Get Some Rest, Tim Beckham | The Process Report

Get Some Rest, Tim Beckham

Amidst his breakout season at the plate it has often gone overlooked just how dinged up Tim Beckham has been getting of late. A few days here, a few days there. Hammy tweak, hand contusion, ankle. These little nagging injuries are the type of stuff every guy is playing through, but often, the only way for them to get better is by avoiding activity for a spell. Eat right, drink right, sleep right, get right. The All Star Break presents a wonderful opportunity to get guys a good stretch of not having to push it since four of the minimum ten days don’t have games. Tim Beckham looks like a guy that could use a rest. The Rays know this as they put him on the 10-day disabled list retroactive to July fifth.

Anecdotally, it seems as if Beckham was having little trouble elevating the ball and hitting it hard enough to land in the seats early on in the season. His torrid start sealed his grip on the everyday starting shortstop job for a legitimate contender. So far, so good. Thing is, being an everyday player is really hard. The body gets worn down, and eventually takes away enough from a player’s game to make a real impact. #TheGrind is real.
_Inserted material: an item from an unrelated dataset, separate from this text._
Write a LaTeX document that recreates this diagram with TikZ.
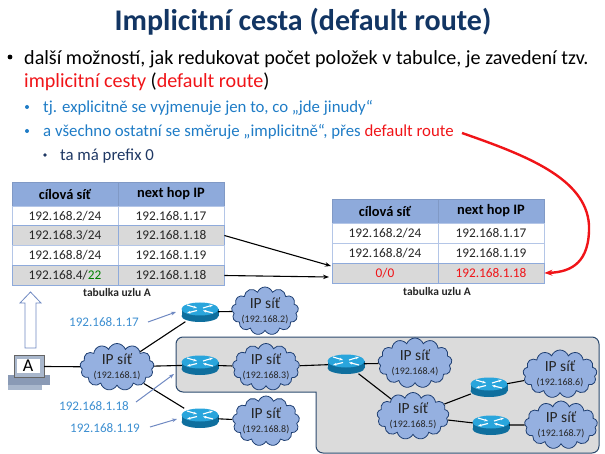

Here’s a look at Tim Beckham’s exit velocity and launch angle as 50-ball in play averages. His exit velocity is on the left axis, and I have overlaid his launch angle, which corresponds with the right axis. You can see that, indeed, Bex started the year off hitting the ball harder than he would the rest of the year. He was also right around that ten degree launch angle and was able to elevate it a bit higher. When coupled with the high exit velocities these are often well struck balls that go for hits if not extra bases. However, Beckham saw both of these rates fall, which in conjunction, means more ground balls hit less hard.
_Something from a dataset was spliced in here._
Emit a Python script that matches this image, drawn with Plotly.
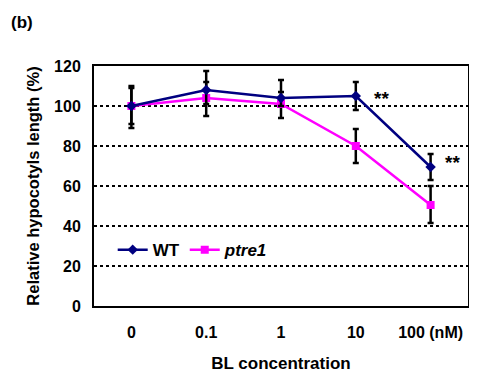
import plotly.graph_objects as go

categories = ["0", "0.1", "1", "10", "100 (nM)"]
wt_values = [100, 108, 104, 105, 69.5]
wt_err_plus = [10, 9.5, 9, 7, 6.5]
wt_err_minus = [11, 7, 4, 7, 6.5]
ptre1_values = [100, 104, 101, 80, 50.5]
ptre1_err_plus = [9, 8, 6, 8.5, 9.5]
ptre1_err_minus = [9, 9, 7, 8.5, 9]
y_ticks = [0, 20, 40, 60, 80, 100, 120]

FONT = "Arial, Liberation Sans, sans-serif"
ML, MT = 86, 58

fig = go.Figure()
fig.add_trace(go.Scatter(
    x=categories, y=ptre1_values, name="<b><i>ptre1</i></b>", mode="lines+markers",
    line=dict(color="#FF00FF", width=2.5),
    marker=dict(symbol="square", size=8, color="#FF00FF"),
    error_y=dict(type="data", symmetric=False, array=ptre1_err_plus,
                 arrayminus=ptre1_err_minus, color="black", thickness=2.5, width=3),
))
fig.add_trace(go.Scatter(
    x=categories, y=wt_values, name="<b>WT</b>", mode="lines+markers",
    line=dict(color="#000080", width=2.5),
    marker=dict(symbol="diamond", size=8, color="#000080"),
    error_y=dict(type="data", symmetric=False, array=wt_err_plus,
                 arrayminus=wt_err_minus, color="black", thickness=2.5, width=3),
))

# significance marks next to WT points at index 3 and 4
for idx, dx, dy in [(3, 26, -2), (4, 22, 5)]:
    fig.add_annotation(x=idx, y=wt_values[idx], text="<b>**</b>", showarrow=False,
                       xshift=dx, yshift=dy, font=dict(family=FONT, size=19, color="black"))

fig.add_annotation(x=0, y=1, xref="paper", yref="paper", xanchor="left", yanchor="top",
                   text="<b>(b)</b>", showarrow=False, xshift=-ML + 1, yshift=MT - 3,
                   font=dict(family=FONT, size=17, color="black"))

fig.update_layout(
    width=469, height=366,
    margin=dict(l=ML, r=9, t=MT, b=68),
    paper_bgcolor="white", plot_bgcolor="white",
    font=dict(family=FONT, color="black"),
    showlegend=True,
    legend=dict(orientation="h", x=0.05, y=0.233, xanchor="left", yanchor="middle",
                traceorder="reversed", bgcolor="rgba(0,0,0,0)",
                font=dict(family=FONT, size=17, color="black"),
                itemwidth=30, tracegroupgap=0),
    xaxis=dict(
        type="category", categoryorder="array", categoryarray=categories,
        range=[-0.5, 4.5], tickangle=0, automargin=False,
        showgrid=False, zeroline=False,
        showline=True, linecolor="black", linewidth=2, mirror=True,
        ticks="", ticklabelstandoff=11,
        tickfont=dict(family=FONT, size=16, color="black", weight="bold"),
        title=dict(text="<b>BL concentration</b>", standoff=17,
                   font=dict(family=FONT, size=17, color="black")),
    ),
    yaxis=dict(
        range=[0, 120], tickvals=y_ticks, ticktext=[str(v) for v in y_ticks],
        automargin=False,
        showgrid=True, gridcolor="black", gridwidth=2, griddash="dot",
        zeroline=False,
        showline=True, linecolor="black", linewidth=2, mirror=True,
        ticks="", ticklabelstandoff=8,
        tickfont=dict(family=FONT, size=16, color="black", weight="bold"),
        title=dict(text="<b>Relative hypocotyls length (%)</b>", standoff=10,
                   font=dict(family=FONT, size=16.5, color="black")),
    ),
)

fig.write_html("out.html")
The velocity falloff mostly stabilized a bit below his season average of 88 miles per hour. Meanwhile, the angle continued to fall off for most of the season before sitting just north of a perfectly horizontal line (0 degrees). Continuing with my work on deriving park-adjusted expected wOBA on balls in play, or xwOBA*, we can combine these two factors to get a better feel for the context of what should have happened. Hitting the ball hard on it’s own is usually a good thing, but doing so into the ground takes away much of the sting. Here’s what spread looks like with Beckham’s actual results:

His homers were all on the side of being cheap, but they likely would have been extra base hits, anyway, and that’s just about the ideal trajectory. I had to look it up to confirm, but he has only had five doubles, and each of those were decently struck balls. The singles are all over the place, but you can see a band resembling the asteroid belt cutting right through the heart of this graph. Those are all line drives. Those that aren’t hit exceptionally hard going for singles were in the sweet spot of the swoosh where balls often make it over infielders, but in front of outfielders. You see a few sky high fly balls or beaten into the ground worm burners. The latter at least have led to a couple of scratch singles. This is fun to dig into, but it’s only a snapshot of the season. Let’s look at his rolling average park-adjusted actual (awOBA*) and xwOBA*:

Early on he was scorching the ball. His actual results were really quite good, but they should have been even better based on how hard and at what angle he was hitting the ball. both trended down before crossing paths, such that, his most recent play was actually better than what he should have expected. Looking at his expectations you can get the sense that he was wearing down over the course of the season. Some might see some recent success as a bounceback, but I think it’s a bit of a mirage. His expectations were still above average, but when you factor in his strikeout to walk being very poor he was starting to look less and less like an everyday player.

That is why this rest could not have come at a better time. He already has more plate appearances in the Show this year than any other season. Get the young man some rest. He has earned it, and hopefully when he gets back after the short layoff he’s able to scorch the ball like he did earlier in the season when he had fresher legs, and fewer bruises.